Thursday, January 30, 2014

Microseconds matter.

Grace Hopper answers, "Why does it take so damn long to send a message by satellite?" Specifically she does a tremendous job of visualizing the difference between a nanosecond and a microsecond, and what it means to throw away microseconds of computing time.

I am a computational biologist. Sometimes I use computers to compare differences and similarities between the nucleotides (A's, T's, G's and C's) of mammalian genomes.  Sometimes I look at evolution of the human sex chromosomes. I always write computer programs to analyze these datasets.

New technology means that the size of the datasets that we can produce is increasing, and will continue to increase during my lifetime. Computational infrastructure has also been increasing (see a history of computer storage). But, computational power and storage is not going to scale fast enough to keep pace with the size and complexity of the datasets we will need to analyze. That's why Hopper's video above is so relevant.

I've noticed a mentality in biology circles that all we need to do to be able to analyze larger and larger datasets is to increase computing power. But, there are some big problems with this:

1. Computers are not self-sustaining.
Computers need to be maintained, cooled, managed, and cared for. Computing resources need a space where they will be kept cooled. Computers cannot upload or update their own software. Computers cannot turn themselves back on after a power outage, back themselves up (without instructions to do so), or upgrade their own hard drives.

We need good system administrators, and computational lab managers, to maintain computing resources, and these people need to be paid a competitive salary. High-performace computers is not a once-and-done expenditure; it is an investment.

2. Bigger is not enough.
Yes, large datasets do require lots of storage space, and analysis will increase with faster processors, but that isn't enough. Let's think about it this way:

Imagine I have a dataset that takes one week of computing time to analyze using my fast processors, all of the storage I need, and my current code. If my dataset grows to be a hundred times larger, my dataset will now take 100 weeks of computing time to analyze. If I take no time to optimize my code, or parallelize the jobs, or figure out a new, faster, method, I will be waiting two years (assuming no hiccups) just to see what the new results are.

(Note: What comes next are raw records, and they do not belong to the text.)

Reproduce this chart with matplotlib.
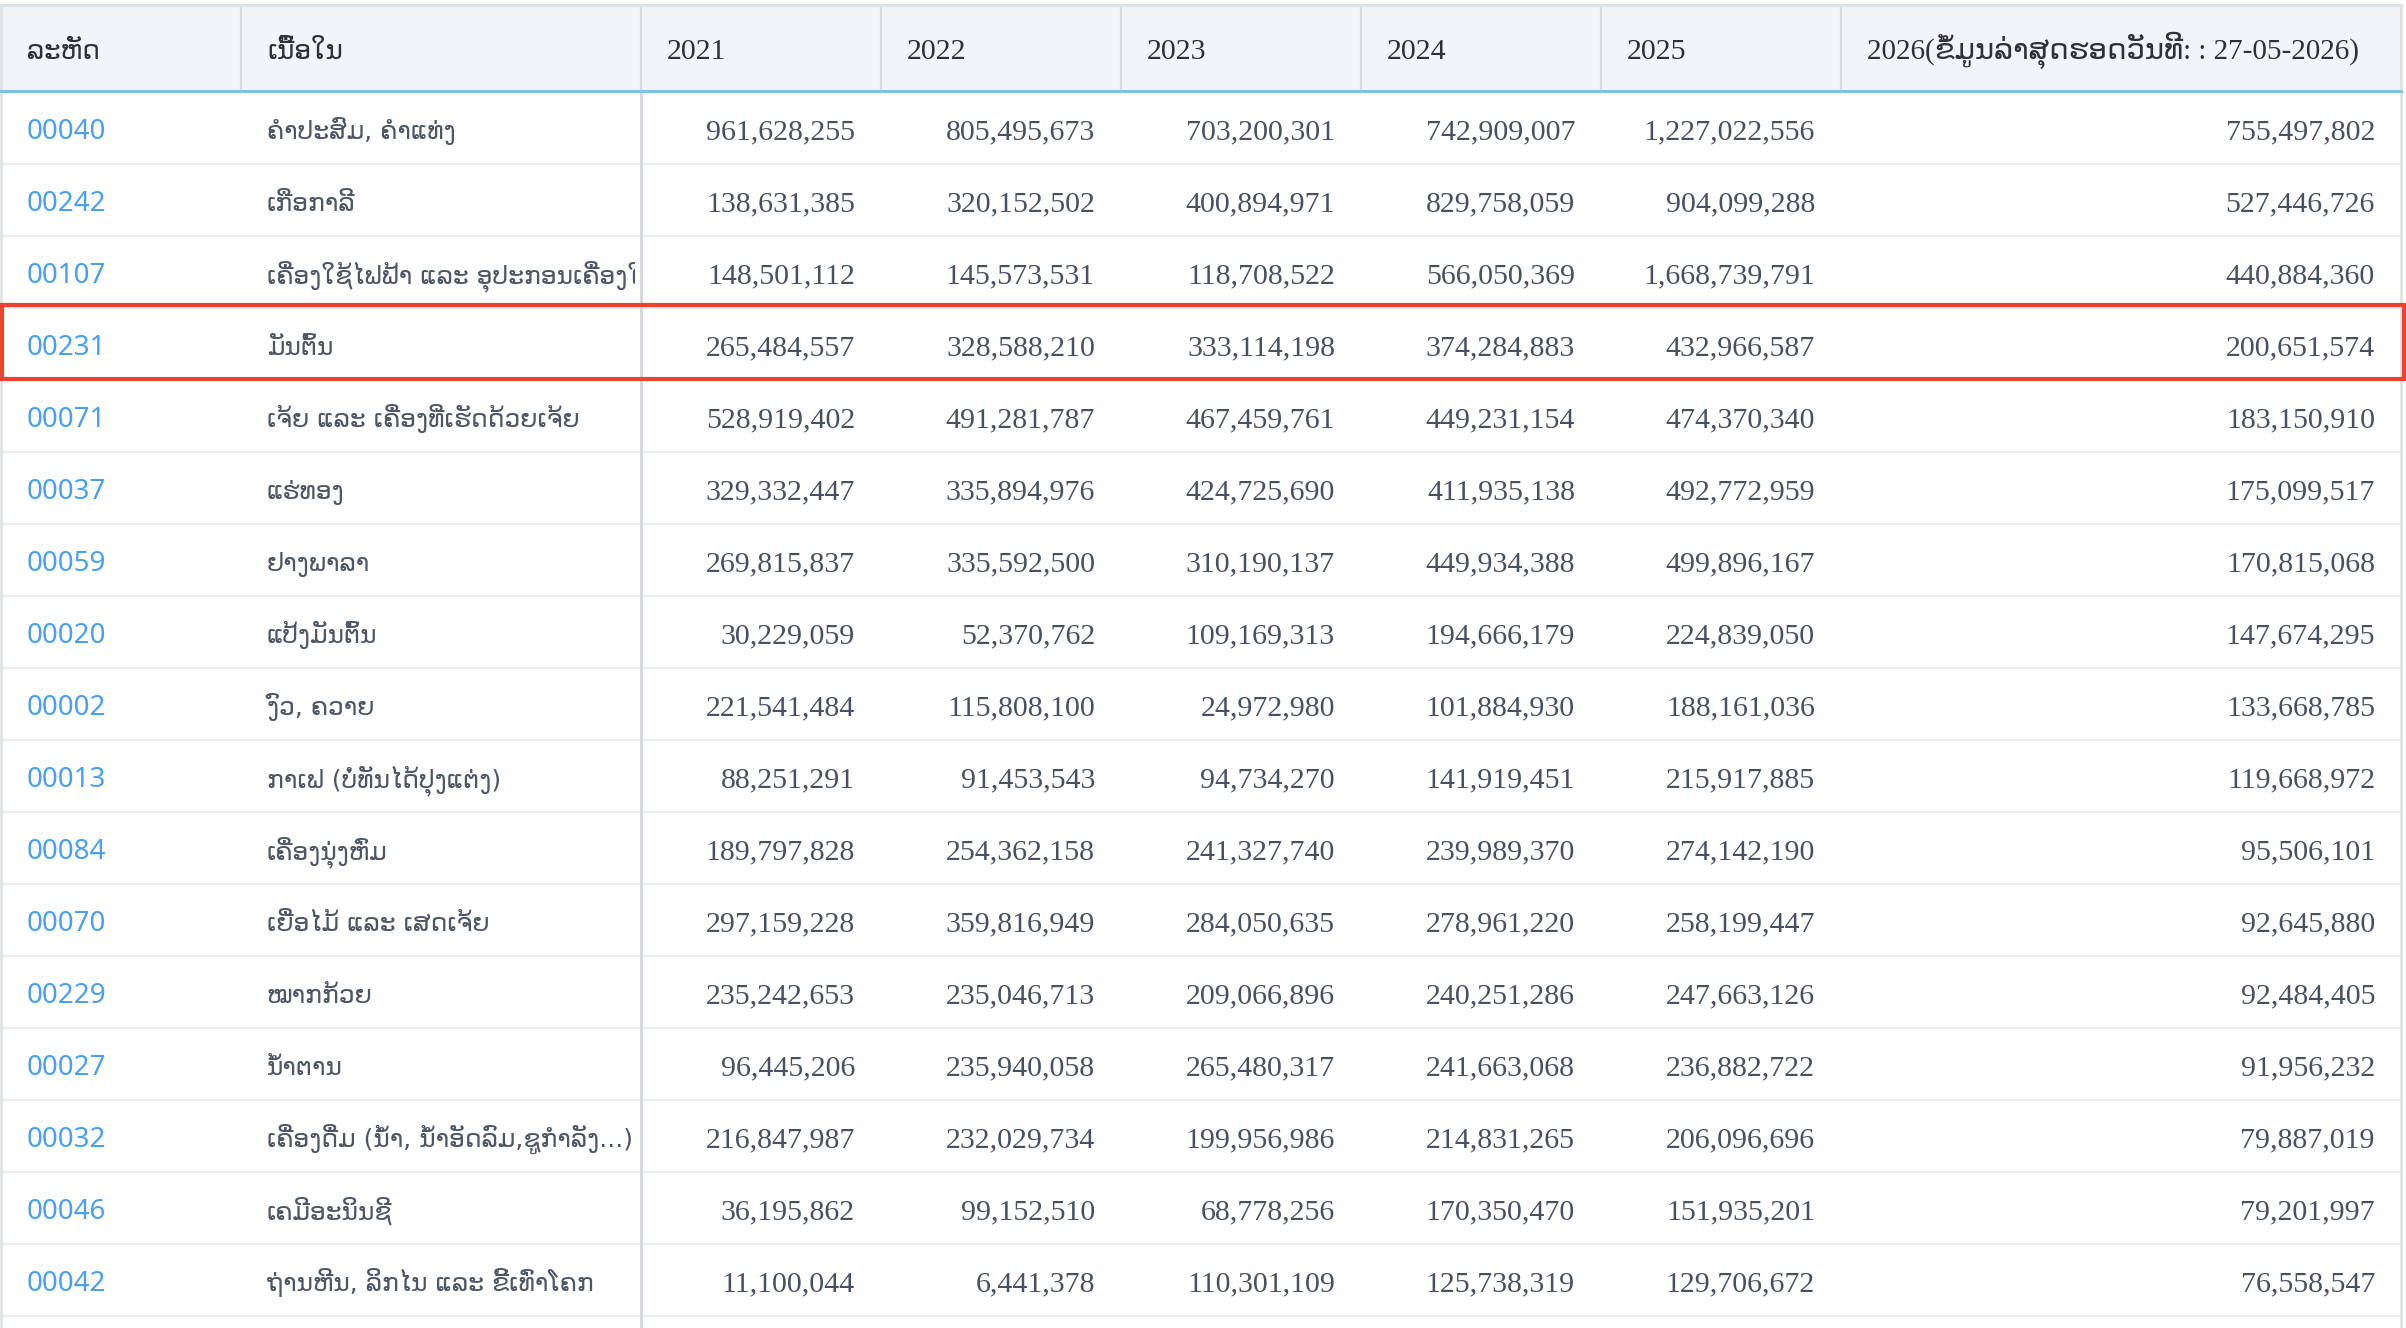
import matplotlib
matplotlib.use("Agg")
import matplotlib.pyplot as plt
from matplotlib.patches import Rectangle
from matplotlib.transforms import Bbox, TransformedBbox
from matplotlib import font_manager

codes = ['00040', '00242', '00107', '00231', '00071', '00037', '00059', '00020', '00002',
         '00013', '00084', '00070', '00229', '00027', '00032', '00046', '00042']
names = ['ຄຳປະສົມ, ຄຳແທ່ງ', 'ເກືອກາລີ', 'ເຄື່ອງໃຊ້ໄຟຟ້າ ແລະ ອຸປະກອນເຄື່ອງໃຊ້ໄຟຟ້າ', 'ມັນຕົ້ນ',
         'ເຈ້ຍ ແລະ ເຄື່ອງທີ່ເຮັດດ້ວຍເຈ້ຍ', 'ແຮ່ທອງ', 'ຢາງພາລາ', 'ແປ້ງມັນຕົ້ນ', 'ງົວ, ຄວາຍ',
         'ກາເຟ (ບໍ່ທັນໄດ້ປຸງແຕ່ງ)', 'ເຄື່ອງນຸ່ງຫົ່ມ', 'ເຍື່ອໄມ້ ແລະ ເສດເຈ້ຍ', 'ໝາກກ້ວຍ', 'ນ້ຳຕານ',
         'ເຄື່ອງດື່ມ (ນ້ຳ, ນ້ຳອັດລົມ,ຊູກຳລັງ...)', 'ເຄມີອະນິນຊີ', 'ຖ່ານຫີນ, ລິກໄນ ແລະ ຂີ້ເທົ່າໂຄກ']
headers = ['ລະຫັດ', 'ເນື້ອໃນ', '2021', '2022', '2023', '2024', '2025',
           '2026(ຂໍ້ມູນລ່າສຸດຮອດວັນທີ: : 27-05-2026)']
v2021 = [961628255, 138631385, 148501112, 265484557, 528919402, 329332447, 269815837, 30229059,
         221541484, 88251291, 189797828, 297159228, 235242653, 96445206, 216847987, 36195862, 11100044]
v2022 = [805495673, 320152502, 145573531, 328588210, 491281787, 335894976, 335592500, 52370762,
         115808100, 91453543, 254362158, 359816949, 235046713, 235940058, 232029734, 99152510, 6441378]
v2023 = [703200301, 400894971, 118708522, 333114198, 467459761, 424725690, 310190137, 109169313,
         24972980, 94734270, 241327740, 284050635, 209066896, 265480317, 199956986, 68778256, 110301109]
v2024 = [742909007, 829758059, 566050369, 374284883, 449231154, 411935138, 449934388, 194666179,
         101884930, 141919451, 239989370, 278961220, 240251286, 241663068, 214831265, 170350470, 125738319]
v2025 = [1227022556, 904099288, 1668739791, 432966587, 474370340, 492772959, 499896167, 224839050,
         188161036, 215917885, 274142190, 258199447, 247663126, 236882722, 206096696, 151935201, 129706672]
v2026 = [755497802, 527446726, 440884360, 200651574, 183150910, 175099517, 170815068, 147674295,
         133668785, 119668972, 95506101, 92645880, 92484405, 91956232, 79887019, 79201997, 76558547]
highlight = '00231'

W, H = 2406, 1328
fig = plt.figure(figsize=(W / 100, H / 100), dpi=100)
ax = fig.add_axes([0, 0, 1, 1])
ax.set_xlim(0, W)
ax.set_ylim(H, 0)
ax.axis('off')

col_x = [1, 241, 641, 881, 1121, 1361, 1601, 1841, 2401]
head_top, head_bot = 6, 92
row_h = 72
pad = 26

SERIF = ['Liberation Serif', 'DejaVu Sans']
SANS = ['Noto Sans', 'DejaVu Sans']
LAO = ['DejaVu Sans']

# header background
ax.add_patch(Rectangle((col_x[0], head_top), col_x[-1] - col_x[0], head_bot - head_top,
                       facecolor='#f3f4f8', edgecolor='none', zorder=0))
# top border
ax.plot([0, col_x[-1]], [head_top - 1, head_top - 1], color='#dfe2e6', lw=2.2, zorder=2)
# header separators
for x in col_x[1:-1]:
    ax.plot([x, x], [head_top, head_bot], color='#d9dce1', lw=1.6, zorder=2)
# header texts
for j, h in enumerate(headers):
    fam = LAO if j < 2 else SERIF
    fs = 19 if j < 2 else 21.5
    if j == len(headers) - 1:
        fs = 21
    ax.text(col_x[j] + pad, 59, h, fontsize=fs, family=fam, color='#2d3138',
            ha='left', va='baseline', zorder=3)
# header bottom line
ax.plot([0, col_x[-1]], [head_bot - 1, head_bot - 1], color='#7cc4e2', lw=2.2, zorder=4)

cols = [v2021, v2022, v2023, v2024, v2025, v2026]
n = len(codes)
for i in range(n):
    top = head_bot + i * row_h
    base = top + 36 + 11
    ax.plot([0, col_x[-1]], [top + row_h, top + row_h], color='#ebedf0', lw=1.6, zorder=1)
    ax.text(col_x[0] + pad, base, codes[i], fontsize=20, family=SANS, color='#4a9ff0',
            ha='left', va='baseline', zorder=3)
    t = ax.text(col_x[1] + pad, base, names[i], fontsize=18, family=LAO, color='#4d5665',
                ha='left', va='baseline', zorder=3, clip_on=True)
    t.set_clip_box(TransformedBbox(Bbox([[col_x[1], top], [col_x[2] - 6, top + row_h]]),
                                   ax.transData))
    for j, col in enumerate(cols):
        ax.text(col_x[j + 3] - 26, base, f'{col[i]:,}', fontsize=21.5, family=SERIF,
                color='#475161', ha='right', va='baseline', zorder=3)
    if codes[i] == highlight:
        ax.add_patch(Rectangle((1.5, top - 3), W - 3.5, row_h + 2, facecolor='none',
                               edgecolor='#e8452c', lw=3.0, zorder=5))

# body vertical lines
ax.plot([col_x[2], col_x[2]], [head_bot, H], color='#d3d6db', lw=2.0, zorder=2)
ax.plot([col_x[0], col_x[0]], [head_top, H], color='#dfe2e6', lw=2.0, zorder=2)
ax.plot([col_x[-1], col_x[-1]], [head_top, H], color='#dfe2e6', lw=2.0, zorder=2)

fig.savefig('out.png', dpi=100, facecolor='white')
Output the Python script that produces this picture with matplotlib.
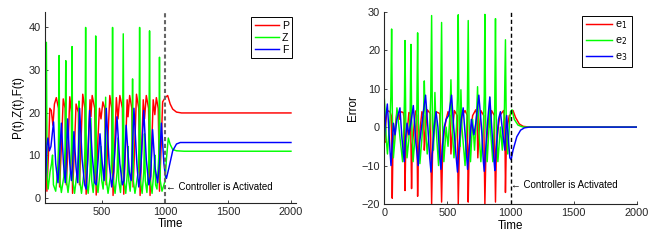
import matplotlib
matplotlib.use("Agg")
import matplotlib.pyplot as plt

plt.rcParams['font.family'] = ['Liberation Sans', 'DejaVu Sans']

# ---------------- data (key points) ----------------
# Left panel: P(t), Z(t), F(t)
p_t = [45, 52, 60, 72, 83, 95, 108, 120, 135, 152, 161, 175, 190, 205, 214, 228, 242, 255, 264, 278,
       292, 310, 319, 332, 345, 362, 372, 388, 403, 410, 420, 440, 452, 466, 478, 490, 505, 520, 531,
       545, 560, 575, 586, 600, 612, 625, 640, 660, 671, 685, 698, 705, 718, 735, 745, 758, 772, 790,
       801, 815, 826, 836, 850, 868, 880, 893, 905, 918, 930, 945, 955, 968, 980, 990, 1000, 1020,
       1040, 1060, 1090, 1130, 2000]
p_v = [23, 20, 1.5, 10, 21, 20.5, 17, 22, 23.5, 21, 2.5, 12, 23.2, 21, 3, 12, 23.7, 20, 1.0, 11,
       22, 20, 3, 14, 24.3, 21, 0.8, 12, 23, 19, 24, 21, 0.6, 14, 21, 18.5, 22.5, 21, 3,
       14, 24, 21, 0.5, 13, 23.5, 18.5, 24, 21, 0.8, 12, 23, 19, 24, 21, 2.5, 12, 24.3, 21,
       0.5, 13, 23, 18.5, 24, 21, 0.5, 12, 23, 19.5, 23.5, 21, 1.5, 12, 22.5, 23, 23.5, 24,
       22, 20.8, 20.1, 19.9, 19.9]

z_t = [45, 56, 62, 70, 85, 97, 105, 112, 130, 145, 152, 157, 163, 175, 195, 205, 210, 216, 228, 246,
       255, 260, 266, 280, 300, 310, 315, 321, 335, 355, 363, 368, 374, 388, 403, 410, 416, 428, 440,
       444, 448, 454, 466, 482, 490, 496, 507, 520, 527, 533, 546, 570, 577, 582, 588, 602, 618, 625,
       631, 645, 660, 667, 673, 687, 700, 705, 711, 722, 735, 741, 747, 760, 785, 792, 797, 803, 817,
       830, 836, 842, 855, 870, 876, 882, 896, 912, 918, 924, 935, 950, 955, 961, 975, 990, 1000,
       1010, 1025, 1040, 1060, 1090, 1150, 2000]
z_v = [14, 36.5, 5, 2, 6, 8, 10, 3, 1.5, 6, 12, 33.4, 4, 1.2, 5, 12, 32.2, 4, 1.2, 6,
       12, 35.5, 4, 1.0, 6, 10, 22.7, 4, 1.0, 6, 12, 40, 4, 1.0, 6, 18.6, 4, 1.2, 6,
       12, 38, 4, 1.2, 6, 12, 4, 2, 8, 23.6, 4, 1.0, 6, 12, 40, 4, 1.0, 6, 14,
       4, 1.2, 8, 38.5, 4, 1.0, 6, 12, 4, 1.5, 8, 27.9, 4, 1.0, 6, 12, 40, 4, 1.0,
       6, 15, 4, 1.2, 8, 39.2, 4, 1.0, 7, 10, 3, 2, 10, 33, 4, 1.5, 3, 4,
       9, 14, 12.5, 11.3, 11, 10.9, 10.9]

f_t = [45, 52, 60, 68, 80, 92, 113, 130, 148, 162, 175, 192, 206, 215, 225, 242, 255, 265, 275, 292,
       305, 320, 340, 360, 372, 385, 400, 420, 440, 452, 465, 482, 500, 515, 532, 555, 575, 590, 605,
       617, 640, 660, 672, 690, 715, 730, 752, 775, 790, 805, 830, 850, 870, 885, 900, 920, 940, 955,
       970, 990, 1000, 1010, 1030, 1060, 1090, 1120, 2000]
f_v = [3, 6, 12, 14, 11, 12, 17.8, 8, 3.5, 10, 17.5, 8, 3.5, 9, 18.5, 8, 4, 8, 15.5, 7,
       3.5, 21, 9, 3, 2, 9, 20.5, 10, 3.5, 3, 8, 15, 8, 4, 21, 8, 2.5, 6, 13,
       19, 8, 3, 4, 17, 6, 4, 21, 8, 2.5, 6, 20.5, 9, 3, 5, 16, 7, 3.5, 8,
       17.5, 8, 5.5, 4.5, 7, 11, 12.6, 12.95, 12.95]

# Right panel: errors e1, e2, e3
e1_t = [0, 5, 12, 20, 30, 45, 55, 60, 63, 68, 78, 90, 100, 110, 118, 130, 150, 158, 164, 170, 182, 195,
        208, 216, 222, 235, 248, 258, 264, 270, 282, 298, 312, 317, 325, 340, 365, 375, 382, 392, 401,
        410, 440, 454, 462, 475, 490, 505, 520, 528, 538, 555, 578, 586, 594, 605, 615, 640, 658, 665,
        672, 685, 700, 725, 735, 741, 750, 765, 788, 797, 805, 815, 830, 836, 850, 872, 881, 888, 900,
        915, 945, 955, 960, 966, 975, 990, 1000, 1020, 1040, 1070, 1100, 1150, 2000]
e1_v = [-3.5, -4, 1, 4, 4.2, 4, 3, -8, -18.5, -6, -2, 1, 3.8, 3.8, 2, 4, 3.8, 2, -16.5, -5, -1, 3.8,
        3.5, -16, -5, 0, 4.2, 3, -18, -6, -1, 4, 3, -6, -2, 4.5, 3.5, -20, -7, -2, 1,
        4, 3.5, -19.5, -6, -1, 2, 4, 3, -7, -2, 4.3, 3, -20, -7, -2, 3, 4.3, 3, -19.5,
        -6, -1, 3, 4.5, 3, -8, -2, 4.3, 3, -20, -7, -2, 3, 0, 4.3, 3, -19.5, -6, -1,
        3, 4.3, 2, -17, -6, 0, 3, 3.2, 4.3, 2.5, 0.8, 0.2, 0, 0]

e2_t = [0, 5, 15, 25, 35, 45, 52, 58, 64, 72, 85, 100, 110, 125, 145, 155, 160, 164, 170, 180, 195, 205,
        211, 217, 228, 245, 258, 264, 270, 282, 300, 312, 317, 325, 340, 360, 368, 375, 381, 390, 401,
        410, 430, 446, 454, 460, 472, 490, 505, 520, 528, 536, 552, 572, 580, 586, 592, 600, 607, 615,
        640, 658, 665, 671, 683, 700, 715, 732, 739, 747, 765, 785, 792, 797, 803, 815, 830, 836, 844,
        860, 875, 881, 887, 900, 920, 935, 952, 960, 966, 978, 992, 1000, 1012, 1030, 1060, 1100, 2000]
e2_v = [7.5, 5, -3, -7, -2, 2, 8, 25.5, 3, -8, -3, 5, 2, -3, -9, 0, 8, 22.5, 2, -8, -3, 4,
        21.5, 2, -9, -2, 5, 24.5, 2, -9.5, -2, 5, 12, 1, -7, 0, 8, 29, 2, -6, 9,
        0, -10, 5, 27.2, 2, -9, 0, -5, 3, 12.3, 1, -8, 0, 8, 29.2, 2, -5, 9.7, 0,
        -10, 5, 27.7, 2, -9, 2, -6, 4, 10.5, 0, -9, 0, 8, 29.3, 2, -9, 0, 7.8, -2,
        -9, 5, 28.2, 2, -9, 0, -6, 5, 22.7, 2, -7, 1, 4, 4.5, 2, 0.5, 0, 0]

e3_t = [0, 10, 24, 35, 45, 53, 62, 72, 85, 100, 124, 140, 158, 168, 180, 195, 210, 230, 250, 269, 280,
        295, 310, 327, 345, 360, 370, 382, 395, 410, 425, 440, 449, 460, 475, 490, 510, 533, 550, 570,
        580, 592, 610, 625, 645, 660, 672, 690, 710, 725, 749, 770, 785, 792, 805, 820, 836, 855, 870,
        876, 888, 905, 920, 940, 955, 970, 985, 995, 1005, 1020, 1050, 1080, 1110, 1150, 2000]
e3_v = [-3, 2, 6, 0, -6, -10, -5, 1, -2, 2, 5, -3, -9, -3, 1, -2, 1, 5.6, -4, -10, -4,
        0, 4, 8.3, 0, -8, -11.7, -6, 0, 4, 0, -8, -11, -5, 0, 2, 3, 8.3, 0, -8,
        -11.7, -5, 2, 5, -4, -11, -6, 2, -2, 1, 8.3, 0, -9, -11.5, -5, 2, 7.8, -2, -9,
        -11.3, -5, 2, 4, -2, -6, 3, -4, -8, -8.5, -6, -2.5, -0.8, -0.2, 0, 0]

t_control = 1000
left_labels = ['P', 'Z', 'F']
right_labels = ['e$_1$', 'e$_2$', 'e$_3$']
note = '\u2190 Controller is Activated'

# ---------------- figure ----------------
W, H = 665, 244
fig = plt.figure(figsize=(W / 100, H / 100), dpi=100)

def ax_rect(x0, x1, ytop, ybot):
    return [x0 / W, 1 - ybot / H, (x1 - x0) / W, (ybot - ytop) / H]

axL = fig.add_axes(ax_rect(45, 296, 11.7, 202.7))
axR = fig.add_axes(ax_rect(384.3, 636.7, 11.7, 204))

RED, GREEN, BLUE = '#ff0000', '#00ff00', '#0000ff'
lw = 1.05
fs_tick = 7.9
fs_lab = 8.4

axL.plot(p_t, p_v, color=RED, lw=lw, label=left_labels[0])
axL.plot(z_t, z_v, color=GREEN, lw=lw, label=left_labels[1])
axL.plot(f_t, f_v, color=BLUE, lw=lw, label=left_labels[2])
axL.axvline(t_control, color='0.4', lw=1.5, ls=(0, (2.0, 1.3)))
axL.set_xlim(45, 2040)
axL.set_ylim(-1.2, 43.7)
axL.set_xticks([500, 1000, 1500, 2000])
axL.set_yticks([0, 10, 20, 30, 40])
axL.set_xlabel('Time', fontsize=fs_lab, labelpad=1)
axL.set_ylabel('P(t),Z(t),F(t)', fontsize=fs_lab, labelpad=3)
axL.text(1008, 2.6, note, fontsize=7.0, va='center', ha='left')

axR.plot(e1_t, e1_v, color=RED, lw=lw, label=right_labels[0])
axR.plot(e2_t, e2_v, color=GREEN, lw=lw, label=right_labels[1])
axR.plot(e3_t, e3_v, color=BLUE, lw=lw, label=right_labels[2])
axR.axvline(t_control, color='black', lw=1.0, ls=(0, (3, 2)))
axR.set_xlim(0, 2000)
axR.set_ylim(-20, 30)
axR.set_xticks([0, 500, 1000, 1500, 2000])
axR.set_yticks([-20, -10, 0, 10, 20, 30])
axR.set_xlabel('Time', fontsize=fs_lab, labelpad=1)
axR.set_ylabel('Error', fontsize=fs_lab, labelpad=2)
axR.text(1005, -15.1, note, fontsize=7.0, va='center', ha='left')

for ax in (axL, axR):
    for s in ('top', 'right'):
        ax.spines[s].set_visible(False)
    for s in ('left', 'bottom'):
        ax.spines[s].set_linewidth(0.8)
        ax.spines[s].set_color('#262626')
    ax.tick_params(direction='in', length=2.5, width=0.6, labelsize=fs_tick, pad=3, colors='#262626')

legL = axL.legend(loc='upper right', bbox_to_anchor=(0.985, 0.97), fontsize=7.6, frameon=True,
                  fancybox=False, edgecolor='black', framealpha=1, handlelength=2.3,
                  handletextpad=0.3, borderpad=0.3, labelspacing=0.2, borderaxespad=0)
legL.get_frame().set_linewidth(0.7)
legR = axR.legend(loc='upper right', bbox_to_anchor=(0.98, 0.98), fontsize=7.8, frameon=True,
                  fancybox=False, edgecolor='black', framealpha=1, handlelength=2.4,
                  handletextpad=0.3, borderpad=0.35, labelspacing=0.4, borderaxespad=0)
legR.get_frame().set_linewidth(0.7)

fig.savefig('out.png', dpi=100)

That is unacceptable. We need to code smarter. Similarly, we need to utilize efficient storage formats. There is progress in this direction, but it needs to be a constant focus.

3. Open science.
Despite the wonders of the internet, I would argue that most of us do not take the time to carefully edit and annotate our code, and make it publicly available to others. This is especially true for all of the "in-house" scripts used for data processing. These are small scripts that aren't stand-alone programs for some new type of analysis, just day-to-day analyses or parsers. But without these intermediate scripts an outside person cannot replicate our analysis exactly. I'm guilty of this myself. I do try to comment my codes heavily, and I locally archive all the codes for each project, but I don't always go the extra step of archiving them somewhere *public*. Going forward I am going to change this.

One option is to create a pipeline of all scripts with a clear README file, and deposit into public repositories like GitHub. Another is to incorporate tools into a web-based platform that allows workflows, like Galaxy. A third option is to maintain the code on a local website, but this seems more like a back-up to me.

Grace Hopper chastised programmers for not appreciating the value of a microsecond. Her admonition rings true as much today as it did over 20 years ago.


Ruth Hufbauer said...

My husband is a programer and I'm a biologist. Most of what he does is work on making existing code more efficient. Saves money, saves time. He's also introduced me to the joys of Github, which is now where we have our household to do list! Very functional for all sorts of things. All biologists should become familiar with it.

mathbionerd said...

Excellent to hear!

A lot of people in my current lab use GitHub. In my previous lab it was Galaxy.

I concur, these public repositories are excellent resources. I hadn't thought to use them for household communications, though. Nice! :)